Programming Model

Task-based programming differs from other models of computation in a number of respects. Application code is subject to corresponding restrictions of which the programmer must be aware. Some backends do not take advantage of every optimization opportunity afforded the implementation by these restrictions, but portable applications must not rely on the resulting behavior.

Data

Between any two tasks, field data may be relocated to another memory space. Any pointer (or reference) that is or points to (any subobject of) a field element is thereby invalidated.

A task need not execute in the same memory space as its caller, so task arguments must be serialized and cannot contain external pointers or references.

Data that is neither stored a field nor suitable for serialization (perhaps because it is large) must therefore typically be stored in global variables. A field might contain an index to select a value from such a data structure instead of a pointer.

Even a toc task executes on the host, but its accessors are references to field data stored on the device. Those accessors are copied into the kernels launched by the task (with forall or similar), which run on the device and can thus use them. Certain topology information useful for launching the kernels is copied to the host automatically.

Parallelism

Whether or not the MPI backend is in use, a FleCSI application is an MPI program, perhaps running many times in parallel (although there is no requirement in general that that number be the same as the number of colors in any particular topology). The top-level action runs once on each process and must perform the same sequence of collective calls into FleCSI with the same arguments. (In certain cases, it is the identity rather than the value of the arguments that matters; for example, a mesh coloring might be distributed (rather than replicated) over multiple processes, but that distributed object is the same object for the purpose of initializing a topology.)
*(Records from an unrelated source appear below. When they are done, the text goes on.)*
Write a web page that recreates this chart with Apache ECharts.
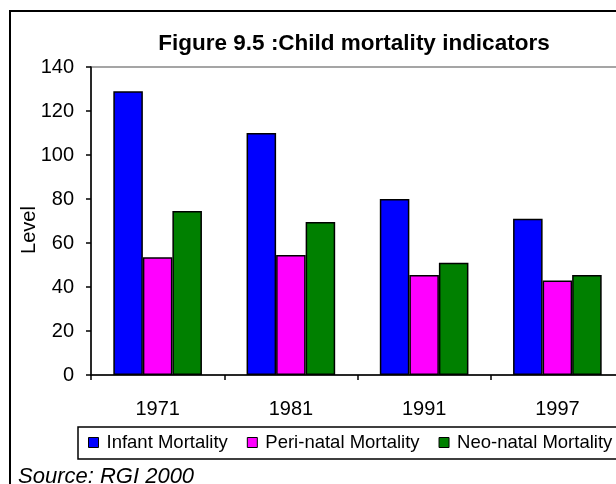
<!DOCTYPE html>
<html>
<head>
<meta charset="utf-8">
<script src="https://cdn.jsdelivr.net/npm/echarts@6/dist/echarts.min.js"></script>
<style>
  html, body { margin: 0; padding: 0; background: #fff; overflow: hidden; }
  #chart { width: 640px; height: 484px; }
</style>
</head>
<body>
<div id="chart"></div>
<script>

// 資料

const years = ['1971', '1981', '1991', '1997'];
const infantMortality = [129, 110, 80, 71];
const periNatalMortality = [53.5, 54.5, 45.5, 43];
const neoNatalMortality = [74.5, 69.5, 51, 45.5];

const levelMin = 0;
const levelMax = 140;
const levelStep = 20;

const seriesNames = ['Infant Mortality', 'Peri-natal Mortality', 'Neo-natal Mortality'];
const seriesColors = ['#0000ff', '#ff00ff', '#008000'];

const font = 'Arial, "Liberation Sans", sans-serif';

const chart = echarts.init(document.querySelector('#chart'));

const option = {
    animation: false,
    color: seriesColors,
    title: {
        text: 'Figure 9.5 :Child mortality indicators',
        left: 349,
        top: 27,
        textAlign: 'center',
        textStyle: { fontFamily: font, fontSize: 22.5, fontWeight: 'bold', color: '#000' }
    },
    grid: {
        left: 91,
        top: 67,
        width: 533,
        height: 308,
        show: true,
        borderColor: '#888',
        borderWidth: 1.5
    },
    legend: {
        left: 78,
        top: 427,
        width: 600,
        icon: 'rect',
        itemWidth: 10,
        itemHeight: 10,
        itemGap: 19,
        padding: [6, 16, 7, 10],
        borderColor: '#000',
        borderWidth: 1.5,
        backgroundColor: '#fff',
        textStyle: { fontFamily: font, fontSize: 18.5, color: '#000', padding: [0, 0, 0, 3] },
        itemStyle: { borderColor: '#000', borderWidth: 1 }
    },
    xAxis: {
        type: 'category',
        data: years,
        axisLine: { lineStyle: { color: '#000', width: 1.5 } },
        axisTick: { show: true, length: 5, lineStyle: { color: '#000', width: 1.5 } },
        axisLabel: { fontFamily: font, fontSize: 20, color: '#000', margin: 24 }
    },
    yAxis: {
        type: 'value',
        min: levelMin,
        max: levelMax,
        interval: levelStep,
        name: 'Level',
        nameLocation: 'middle',
        nameGap: 52,
        nameMoveOverlap: false,
        nameTextStyle: { fontFamily: font, fontSize: 20, color: '#000', padding: [0, 18, 0, 0] },
        axisLine: { show: true, lineStyle: { color: '#000', width: 1.5 } },
        axisTick: { show: true, length: 5, lineStyle: { color: '#000', width: 1.5 } },
        axisLabel: { fontFamily: font, fontSize: 20, color: '#000', margin: 17 },
        splitLine: { show: false }
    },
    series: [infantMortality, periNatalMortality, neoNatalMortality].map((data, i) => ({
        name: seriesNames[i],
        type: 'bar',
        data,
        barGap: '0%',
        barCategoryGap: '33.5%',
        itemStyle: { borderColor: '#000', borderWidth: 1.5 }
    })),
    graphic: [
        {
            type: 'rect',
            shape: { x: 10, y: 11, width: 720, height: 520 },
            style: { fill: 'none', stroke: '#000', lineWidth: 2 },
            z: 100
        },
        {
            type: 'text',
            left: 18,
            top: 466,
            style: { text: 'Source: RGI 2000', font: 'italic 22px Arial, "Liberation Sans", sans-serif', fill: '#000' }
        }
    ]
};

option && chart.setOption(option);

</script>
</body>
</html>
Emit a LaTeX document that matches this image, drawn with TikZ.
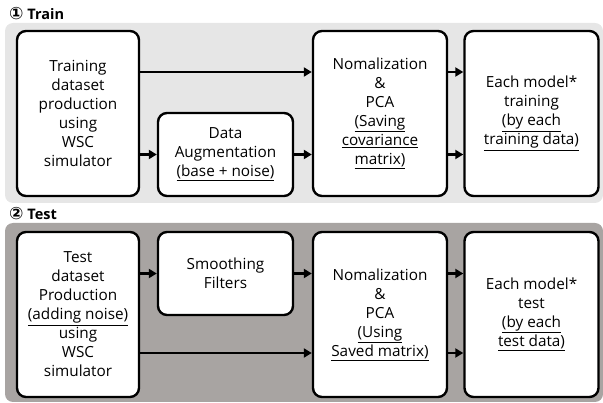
\documentclass[tikz,border=0pt]{standalone}
\usepackage{fontspec}
\setmainfont{Open Sans}
\newfontfamily\symfont{DejaVu Sans}
\usetikzlibrary{arrows.meta}

\definecolor{trainpanel}{RGB}{230, 230, 230}
\definecolor{testpanel}{RGB}{168, 164, 162}
\tikzset{box/.style={draw, line width=2.4pt, rounded corners=9pt, fill=white, align=center,
    font=\fontsize{15.3}{19}\selectfont, inner sep=2pt}}
\tikzset{bigbox/.style={box, minimum width=122pt, minimum height=165pt}}
\tikzset{midbox/.style={box, minimum width=134pt, minimum height=165pt}}
\tikzset{smallbox/.style={box, minimum width=135pt, minimum height=83pt}}
\tikzset{arr/.style={line width=2.2pt, -{Triangle[length=8pt, width=9pt]}}}
\tikzset{title/.style={anchor=base west, font=\fontsize{14.5}{16}\selectfont\bfseries, inner sep=0pt}}

\begin{document}
\begin{tikzpicture}[x=1pt, y=-1pt]
    \useasboundingbox (0,0) rectangle (603,403);

    % panels
    \fill[trainpanel, rounded corners=8pt] (5,23) rectangle (603,203);
    \fill[testpanel, rounded corners=8pt] (5,223) rectangle (603,402);
    \node[title] (ttrain) at (9,20) {{\symfont\fontsize{17}{17}\selectfont ①} Train};
    \node[title] (ttest) at (9,220) {{\symfont\fontsize{17}{17}\selectfont ②} Test};

    % train
    \node[bigbox] (Tgen) at (78, 113.5) {Training\\dataset\\production\\using\\WSC\\simulator};
    \node[smallbox] (Taug) at (225.5, 154.5) {Data\\Augmentation\\\underline{(base + noise)}};
    \node[midbox] (Tpca) at (380, 113.5) {Nomalization\\\&\\PCA\\\underline{(Saving}\\\underline{covariance}\\\underline{matrix)}};
    \node[midbox] (Tmod) at (531.5, 113.5) {Each model*\\training\\\underline{(by each}\\\underline{training data)}};

    \draw [arr] ([yshift=41.5pt]Tgen.east) -- ([yshift=41.5pt]Tgen.east -| Tpca.west);
    \draw [arr] (Tgen.east |- Taug.west) -- (Taug.west);
    \draw [arr] (Taug.east) -- (Taug.east -| Tpca.west);
    \draw [arr] ([yshift=41.5pt]Tpca.east) -- ([yshift=41.5pt]Tpca.east -| Tmod.west);
    \draw [arr] (Taug.east -| Tpca.east) -- (Taug.east -| Tmod.west);

    % test
    \node[bigbox] (Sgen) at (78, 314.5) {Test\\dataset\\Production\\\underline{(adding noise)}\\using\\WSC\\simulator};
    \node[smallbox] (Sfil) at (225.5, 273.5) {Smoothing\\Filters};
    \node[midbox] (Spca) at (380, 314.5) {Nomalization\\\&\\PCA\\\underline{(Using}\\\underline{Saved matrix)}};
    \node[midbox] (Smod) at (531.5, 314.5) {Each model*\\test\\\underline{(by each}\\\underline{test data)}};

    \draw [arr] (Sgen.east |- Sfil.west) -- (Sfil.west);
    \draw [arr] (Sfil.east) -- (Sfil.east -| Spca.west);
    \draw [arr] ([yshift=-38.5pt]Sgen.east) -- ([yshift=-38.5pt]Sgen.east -| Spca.west);
    \draw [arr] (Sfil.east -| Spca.east) -- (Sfil.east -| Smod.west);
    \draw [arr] ([yshift=-38.5pt]Spca.east) -- ([yshift=-38.5pt]Spca.east -| Smod.west);

\end{tikzpicture}
\end{document}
In the common case where the top-level action invokes the actions associated with a control model, they are executed serially. Tasks, however, are asynchronous: flecsi::execute may return before they complete and point tasks from multiple task launches may run out of order or in parallel.

The threads necessary to implement this impose the ordinary responsibility of thread safety among tasks as well as between them and the actions. Because the threads may be pooled, they provide only the parallel forward progress guarantee (invalidating certain collective operations). Because they may be implemented in user space, blocking operations provided by FleCSI (e.g., flecsi::future::get) may degrade the caller to be weakly parallel, with forward progress delegation provided only by other such blocking operations. Furthermore, thread-local storage (whose utility is already limited by the pooling) may be invalidated by such an operation.

The flecsi::exec::parallel_ operations (including the forall and reduceall macros) are asynchronous; values written by one may not be available to another in the same task.

MPI Tasks

The execution of mpi tasks (regardless of backend) is more predictable than that of normal tasks:

  1. Because they always run one point task in each process, with access to the color corresponding to its MPI rank, no data relocation is needed between two MPI tasks. Therefore, fields used only by MPI tasks may use non-trivial data types (although resizing the field can still invalidate pointers).

  2. Because they additionally run synchronously, their parameters may be of any type, including writable references.

  3. Because additionally no other point tasks are executed concurrently with them, they can access global data without race conditions.

  4. The resulting concurrent forward progress guarantee makes it valid for them to perform MPI communication (including via MPI_COMM_WORLD). (Their field data is stored on the host and thus may be accessed directly by MPI.)